# Libnodave jetzt auch mit VB Beispielen



## lorenz2512 (29 Juli 2005)

Hallo,
Zottel hat sich einen Ruck gegeben und mal was in VB "angefasst", also viel Spaß beim Probieren, und postet mal was dabei rausgekommen ist. Unter diesem Beitrag könnt Ihr das lang erwartete runterladen:
http://www.sps-forum.de/phpBB2/viewtopic.php?t=4139&start=0
Und für die Gästeu kannst es aber auch auf 

http://libnodave.sf.net
unter "Patches" finden.


----------



## Zottel (8 August 2005)

Habe gerade die Version 0.7.2 von Libnodave mit "offizieller" Unterstützung für VB und PERL veröffentlicht.


----------



## Anonymous (9 August 2005)

Zottel schrieb:
			
		

> Habe gerade die Version 0.7.2 von Libnodave mit "offizieller" Unterstützung für VB und PERL veröffentlicht.


...und nun Version 0.7.3 nachgeschoben.
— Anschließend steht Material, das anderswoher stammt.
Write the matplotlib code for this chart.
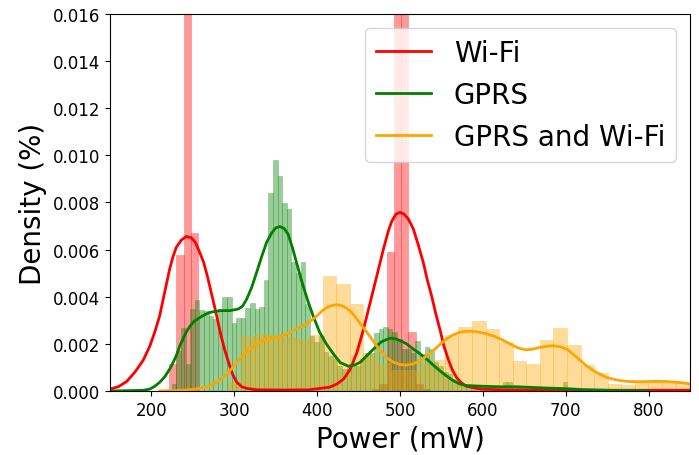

Die vermeidet "decorated names" bei der Übersetzung unter Windows.. Das macht die Benutzung etwas einfacher, ist kompatibel zu Version 0.7.1 und erlaubt es, C#-Programme unverändert unter Win32 und Linux zu benutzen.


----------



## Zottel (31 August 2005)

Habe eben die Version 0.7.4 veröffentlicht.
- Bessere Unterstützung von MS Dot.NET: Ein separates Assembly 'libnodave.net.dl'l enthält Klassendefinitionen, die eine saubere Einbindung in Dot.NET garantieren, einschließlich Freigabe des innerhalb von Bibliotheksmethoden belegten Speichers durch Finalizers, wenn der Garbage Collector das zugehörige Objekt entfernt.
- Funktionen zum Auslesen, Stellen und Synchronisieren der Echtzeit-Uhr der S7 (bietet meines Wissens keine vergleichbare kommerzielle Bibliothek).


----------